**WRITTEN REQUEST**
Leave out the pictures and set down exactly the lines from the start of the listing through the one with "LINES = list(range(1, 42))", both included.

++++++

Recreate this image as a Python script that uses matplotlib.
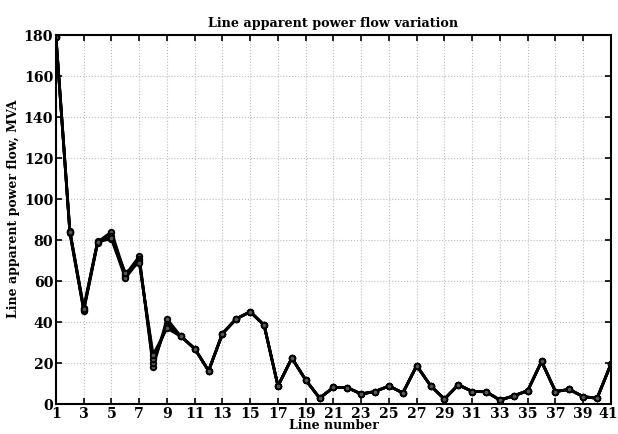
#!/usr/bin/env python3

import matplotlib
matplotlib.use("Agg")
import matplotlib.pyplot as plt
import matplotlib.transforms as mtransforms
import numpy as np


LINES = list(range(1, 42))

# first nine lines differ between the runs, the rest coincide
HEAD_A = [179, 84.0, 46.0, 79.0, 84.0, 63.0, 72.0, 18.0, 41.5]
HEAD_B = [179, 83.5, 45.5, 78.5, 82.0, 62.0, 71.0, 20.0, 39.0]
HEAD_C = [179, 84.5, 47.0, 79.5, 80.5, 61.5, 70.0, 22.0, 38.0]
HEAD_D = [179, 84.0, 46.5, 79.0, 81.0, 64.0, 69.0, 24.0, 37.0]

TAIL = [
    33.0, 27.0, 16.2, 34.4, 41.6, 45.0, 38.5, 8.8, 22.4, 11.7,
    2.9, 8.1, 8.0, 4.9, 6.1, 8.8, 5.4, 18.7, 8.9, 2.4,
    9.4, 6.1, 6.0, 1.9, 4.0, 6.5, 20.8, 6.1, 7.1, 3.6,
    2.8, 19.5,
]

RUNS = [HEAD_A, HEAD_B, HEAD_C, HEAD_D]


def main():
    plt.rcParams["font.family"] = "DejaVu Serif"
    plt.rcParams["font.weight"] = "bold"

    fig = plt.figure(figsize=(6.18, 4.34), dpi=100)
    ax = fig.add_axes([0.0906, 0.0691, 0.898, 0.85])

    for head in RUNS:
        ax.plot(LINES, head + TAIL, "-o", color="black", lw=2.0,
                markersize=4.0, markerfacecolor="#555555",
                markeredgewidth=1.3)

    ax.set_xlim(1, 41)
    ax.set_ylim(0, 180)
    ax.set_xticks(np.arange(1, 42, 2))
    ax.set_yticks(np.arange(0, 181, 20))
    ax.grid(True, color="#bbbbbb", linestyle=":", linewidth=0.8)
    ax.tick_params(direction="in", top=True, right=True, length=4,
                   width=1.2, labelsize=10.2, pad=2)
    for lab in ax.get_xticklabels() + ax.get_yticklabels():
        lab.set_fontweight("bold")
    for side in ax.spines.values():
        side.set_linewidth(1.5)

    ax.set_title("Line apparent power flow variation", fontsize=9.2,
                 fontweight="bold", pad=6)
    ax.set_xlabel("Line number", fontsize=9, fontweight="bold", labelpad=-1)
    ax.set_ylabel("Line apparent power flow, MVA", fontsize=9,
                  fontweight="bold")
    ax.yaxis.set_label_coords(-0.064, 0.53)

    # nudge the last x label so it stays inside the figure
    last = ax.xaxis.get_major_ticks()[-1].label1
    shift = mtransforms.ScaledTranslation(-3 / 100, 0, fig.dpi_scale_trans)
    last.set_transform(last.get_transform() + shift)

    fig.savefig("out.png", dpi=100)


if __name__ == "__main__":
    main()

++++++

**RESPONSE TO THIS TASK**
Recreate this image as a Python script that uses matplotlib.
#!/usr/bin/env python3

import matplotlib
matplotlib.use("Agg")
import matplotlib.pyplot as plt
import matplotlib.transforms as mtransforms
import numpy as np


LINES = list(range(1, 42))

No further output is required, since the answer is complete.